Every hiring team feels the same squeeze. Roles need to be filled yesterday, applications pile up faster than anyone can read them, and the best candidates accept other offers while you're still scheduling round two. So you go looking for speed — and the loudest answer in the market right now is AI screening.

But there's a question underneath the urgency that most teams skip: when you speed up screening, are you actually keeping your standards, or just lowering them faster?

The honest answer depends on a distinction almost nobody makes.

Two different things wear the same label

When people argue about "AI vs. human" screening, they're collapsing two separate decisions into one. There's the signal — what you actually evaluate candidates on. And there's the engine — how you process that signal at scale.

A resume is a signal. A work sample is a signal. A structured interview is a signal. Human eyeballs, an AI model, and a blind-screening tool are engines — ways of moving through those signals quickly or slowly, with more bias or less.

This matters because almost all the speed conversation is about the engine, while almost all the quality lives in the signal. And here's the uncomfortable truth: the signal most hiring runs on — the resume — is one of the weakest predictors of who will actually do the job well. Resumes mostly measure how good someone is at writing a resume.

Which leads to the line that should reframe the whole debate: automating a weak signal doesn't make it a strong one. It just makes it faster.

What AI screening is actually good at

This isn't an argument against AI screening. It's an argument for knowing what it's for.

Human resume review has real, well-documented problems. Attention fades after the first stack of resumes. Strong-but-unconventional candidates — career changers, bootcamp grads, people with a gap year — get cut in seconds. And unconscious bias creeps in through names, schools, and formatting.

Good AI screening genuinely helps with the first two. It doesn't get tired on resume two hundred. It can read for skills and context rather than keyword-matching, which surfaces capable people a tired recruiter would have skimmed past. As a triage layer — ranking, surfacing, and prioritising so recruiters spend judgment where it counts — it earns its place.

What it can't do is turn a weak signal into a strong one. Feed it resumes and it will sort resumes faster. It will not tell you who can do the job, because the resume never could. Worse, point it at your historical hiring data and it can quietly learn and scale up whatever bias was already there — the cautionary tales here are real and well known.

So treat AI screening as judgment assistance, not a verdict. The danger isn't slowness; it's automating flawed decisions at scale.

If you want to keep the bar high, change the signal

The methods that actually predict job performance share one trait: they make candidates demonstrate something, rather than describe it.

Work samples — giving someone a realistic slice of the actual job — are the gold standard for exactly this reason. You watch the work before you commit to the worker. The trade-off is effort: they cost candidate time and don't suit every role.

Structured interviews are the most underrated upgrade available, because most teams already interview — they just do it badly. The difference between a high-quality signal and near-noise is whether every candidate gets the same job-relevant questions scored against the same rubric, versus a friendly unstructured chat that mostly measures likeability. Switching from the second to the first costs almost nothing but discipline, and it's one of the highest-return changes a team can make.

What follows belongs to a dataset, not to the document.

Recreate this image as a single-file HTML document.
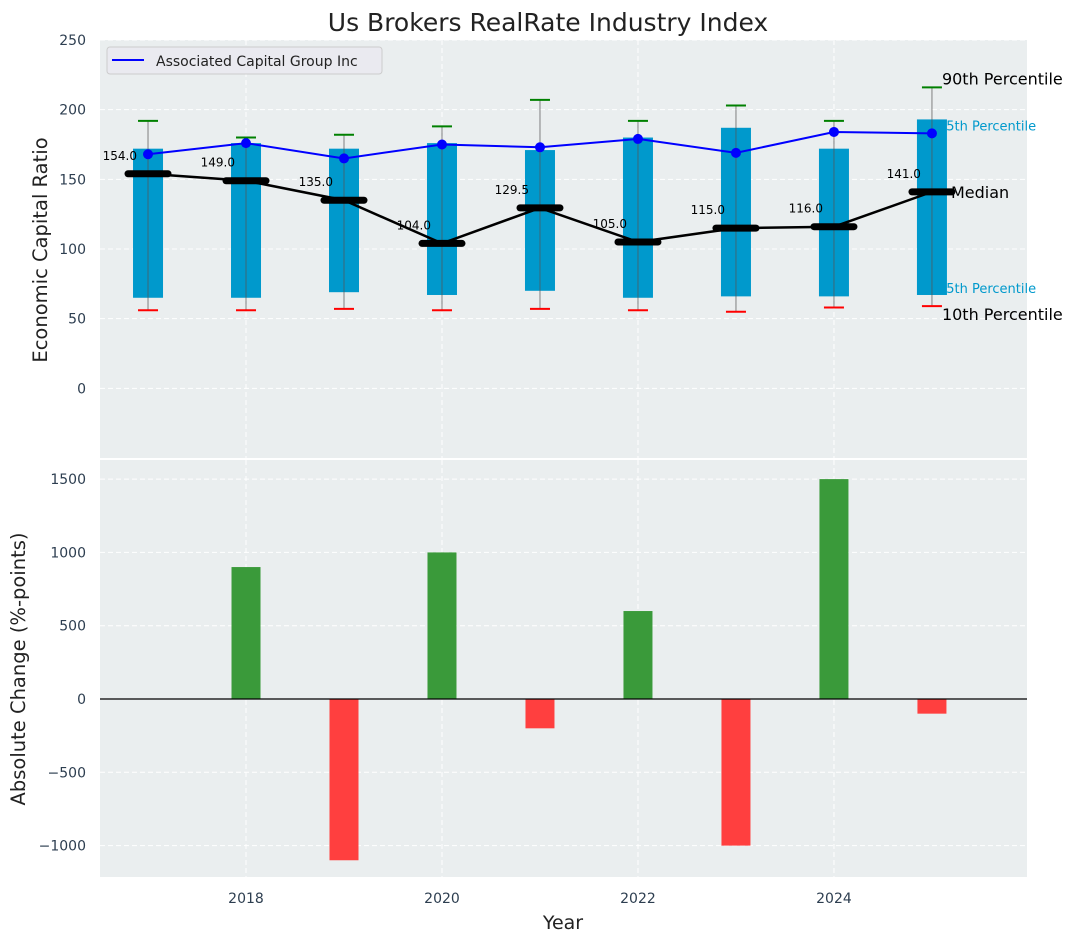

Cognitive aptitude tests sit nearby — strong, cheap to run, and especially useful for roles where candidates won't have directly relevant experience yet. They do need careful validation to stay fair and legally defensible.

Blind screening is a layer you can add on top of any of these. Stripping names, schools, and other identity signals attacks bias precisely where it's worst: the high-volume, low-time early funnel. It's worth doing — with two honest caveats. On its own it produces mixed results, and bias simply walks back in at the interview stage. It works as part of a system, not as a silver bullet.

The actual recipe

Put it together and the path to faster hiring without a lower bar isn't "buy AI" or "trust humans." It's two moves at once.

Upgrade the signal. Add a short, demonstrate-it step early — a structured interview rubric, a focused skills task, a small work sample. This is where quality lives.

Automate the friction. Scheduling, anonymising, ranking, reminders, approvals — none of these require judgment, and all of them quietly add days. This is where AI and automation belong, and where the real time savings hide.

AI screening fits cleanly into that second bucket: let it triage volume and surface candidates, but anchor the decision on a higher-quality signal, and always keep a human-reviewed band so you're not auto-rejecting the strong-but-unconventional people. The consistent finding across the research is that no single method wins — combinations beat any one tool, and a strong structured interview is about as good as selection gets.

The one thing to actually measure

Be sceptical of any vendor — AI or otherwise — promising "predictive" hiring. Most haven't published the evidence to back it. The only way to know whether your process predicts performance is unglamorous but decisive: record how candidates scored when you hired them, look at how they're actually performing six to twelve months later, and check whether the two line up.

Speed and quality were never really the enemies. Friction and weak signals were. Fix those, and fast hiring stops meaning lazy hiring.